[Data listing]
------------------------------------------------------------------------

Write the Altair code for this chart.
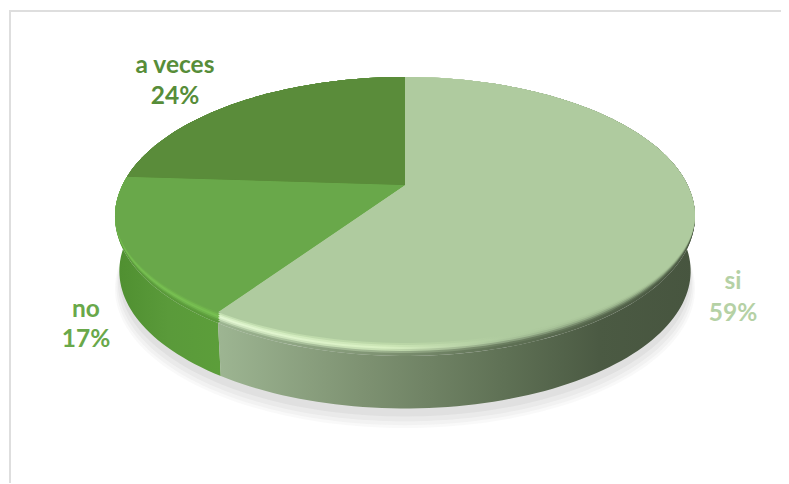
import math
import altair as alt

categories = ["si", "no", "a veces"]
shares = [59, 17, 24]

# Perspective disc geometry (page pixels)
APEX_X, APEX_Y = 405.0, 185.0
TOP_Y, BOTTOM_Y, HALF_WIDTH = 77.0, 356.0, 290.0
up = APEX_Y - TOP_Y
down = BOTTOM_Y - APEX_Y
K = (down - up) / (down + up)
B = up * (1 + K)
A = HALF_WIDTH * math.sqrt(1 - K * K)
OX, OY = 8.0, 8.0
WIDEST_V = 30.0


def rim(f, scale=1.0, shift=0.0, bevel=0.0):
    t = 2 * math.pi * f
    X, Y = math.sin(t), -math.cos(t)
    d = 1 - K * Y
    v = B * Y / d
    lift = bevel * (max(0.0, v - WIDEST_V) / (down - WIDEST_V)) ** 0.6
    return [APEX_X - OX + scale * A * X / d, APEX_Y - OY + scale * v + shift - lift]


def arc(f0, f1, scale=1.0, shift=0.0, bevel=0.0):
    n = max(4, int(abs(f1 - f0) * 240))
    return [rim(f0 + (f1 - f0) * i / n, scale, shift, bevel) for i in range(n + 1)]


def feature(ring):
    return {"type": "Feature", "properties": {},
            "geometry": {"type": "Polygon", "coordinates": [ring + [ring[0]]]}}


def wedge(f0, f1, scale=1.0, shift=0.0, bevel=0.0):
    return feature([[APEX_X - OX, APEX_Y - OY + shift]] + arc(f0, f1, scale, shift, bevel))


def wall(f0, f1):
    return feature(arc(f0, f1) + arc(f1, f0, 0.985, 55.0))


def shape(feat, fill, opacity=1.0):
    return (
        alt.Chart(alt.Data(values=[feat]))
        .mark_geoshape(fill=fill, stroke=None, strokeWidth=0, opacity=opacity)
        .project(type="identity", scale=1, translate=[0, 0])
    )


def hgrad(stops):
    return {"gradient": "linear", "x1": 0, "x2": 1, "y1": 0, "y2": 0,
            "stops": [{"offset": o, "color": c} for o, c in stops]}


cuts = [0.0]
for s in shares:
    cuts.append(cuts[-1] + s / sum(shares))

layers = []

# frame: left and top edges only
frame_color = "#dedede"
layers.append(alt.Chart(alt.Data(values=[{"a": 1}])).mark_rule(color=frame_color, strokeWidth=2).encode(
    x=alt.value(2), y=alt.value(2), y2=alt.value(475)))
layers.append(alt.Chart(alt.Data(values=[{"a": 1}])).mark_rule(color=frame_color, strokeWidth=2).encode(
    x=alt.value(1), x2=alt.value(773), y=alt.value(3)))

# soft shadow under the disc
for sc, sh, op in [(1.0, 72, 0.05), (0.995, 70, 0.06), (0.99, 67, 0.08), (0.985, 63, 0.10)]:
    layers.append(shape(wedge(0, 1, sc, sh), "#8a8a8a", op))

# side walls
layers.append(shape(wall(cuts[1], cuts[2]), hgrad([(0, "#4f8f30"), (0.5, "#5a9a3a"), (1, "#5c9e3a")])))
layers.append(shape(wall(0.2, cuts[1]), hgrad([(0, "#9db592"), (0.3, "#7e9272"), (0.6, "#5f7155"), (0.8, "#4b5a43"), (1, "#47553f")])))

# bevelled top: bands from the outer edge inwards
si_face, no_face, av_face = "#afcb9f", "#69a84a", "#5a8c3a"
bands = [
    (0.0, "#5a9a3a", ["#9db592", "#7e9272", "#5f7155", "#47553f"]),
    (3.0, "#62a341", ["#b7cfaa", "#9cb28e", "#6b7e60", "#4c5b44"]),
    (5.0, "#6fb54c", ["#d3e8c4", "#c6dfb2", "#8ea482", "#586a4e"]),
    (7.0, "#78c052", ["#e4f8d4", "#d8f0c2", "#a9c49a", "#74896a"]),
    (9.0, "#73b94e", ["#d8f0c6", "#cce6b6", "#afcb9f", "#95ae86"]),
    (11.0, "#6cad4b", ["#c4dfb2", "#bcd8a8", "#afcb9f", "#a8c398"]),
    (13.0, no_face, [si_face, si_face, si_face, si_face]),
]
for bv, no_c, si_c in bands:
    layers.append(shape(wedge(cuts[0], cuts[1], 1.0, 0.0, bv),
                        hgrad([(0, si_c[0]), (0.35, si_c[1]), (0.6, si_c[2]), (1, si_c[3])]) if si_c[0] != si_c[3] else si_c[0]))
    layers.append(shape(wedge(cuts[1], cuts[2], 1.0, 0.0, bv), no_c))
    layers.append(shape(wedge(cuts[2], cuts[3], 1.0, 0.0, bv), av_face))

# labels
label_colors = ["#b5d1a5", "#69a84a", "#578d39"]
label_pos = [(733, 282, 314), (86, 310, 340), (175, 66, 97)]
for cat, share, col, (lx, y1, y2) in zip(categories, shares, label_colors, label_pos):
    for text, ly in ((cat, y1), (f"{share}%", y2)):
        layers.append(
            alt.Chart(alt.Data(values=[{"t": text}]))
            .mark_text(font="Lato", fontWeight="bold", fontSize=24.5, color=col, align="center", baseline="middle")
            .encode(text="t:N", x=alt.value(lx - OX), y=alt.value(ly - OY))
        )

chart = (
    alt.layer(*layers)
    .properties(width=773, height=475, padding=0, autosize=alt.AutoSizeParams(type="none"), background="white")
    .configure_view(stroke=None)
)
chart.save("out.html", embed_options={"renderer": "svg", "actions": False})
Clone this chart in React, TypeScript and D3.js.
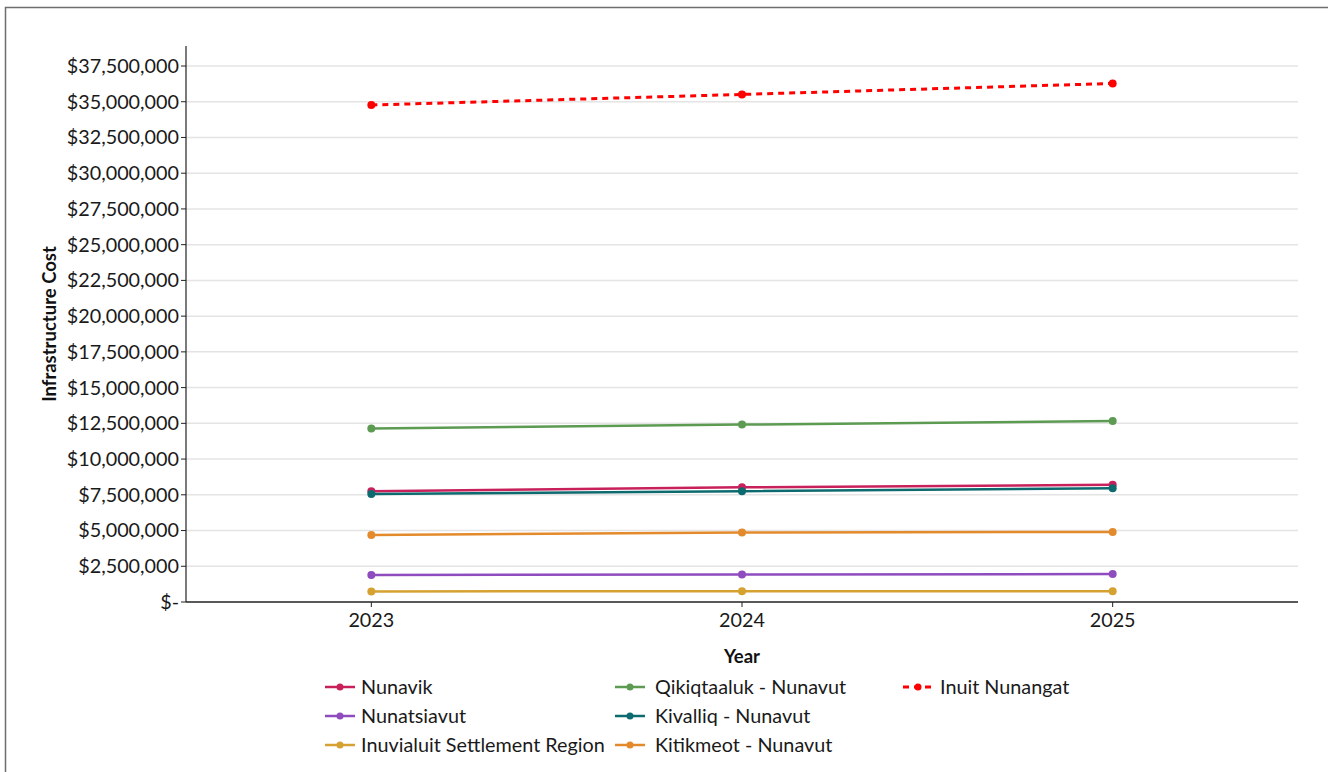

------------------------------------------------------------------------

— Short problem —
Up to and including the line that contains "return [APEX_X - OX", print the records above exactly from their first line, without any pictures.

— Result of this exercise —
Write the Altair code for this chart.
import math
import altair as alt

categories = ["si", "no", "a veces"]
shares = [59, 17, 24]

# Perspective disc geometry (page pixels)
APEX_X, APEX_Y = 405.0, 185.0
TOP_Y, BOTTOM_Y, HALF_WIDTH = 77.0, 356.0, 290.0
up = APEX_Y - TOP_Y
down = BOTTOM_Y - APEX_Y
K = (down - up) / (down + up)
B = up * (1 + K)
A = HALF_WIDTH * math.sqrt(1 - K * K)
OX, OY = 8.0, 8.0
WIDEST_V = 30.0


def rim(f, scale=1.0, shift=0.0, bevel=0.0):
    t = 2 * math.pi * f
    X, Y = math.sin(t), -math.cos(t)
    d = 1 - K * Y
    v = B * Y / d
    lift = bevel * (max(0.0, v - WIDEST_V) / (down - WIDEST_V)) ** 0.6
    return [APEX_X - OX + scale * A * X / d, APEX_Y - OY + scale * v + shift - lift]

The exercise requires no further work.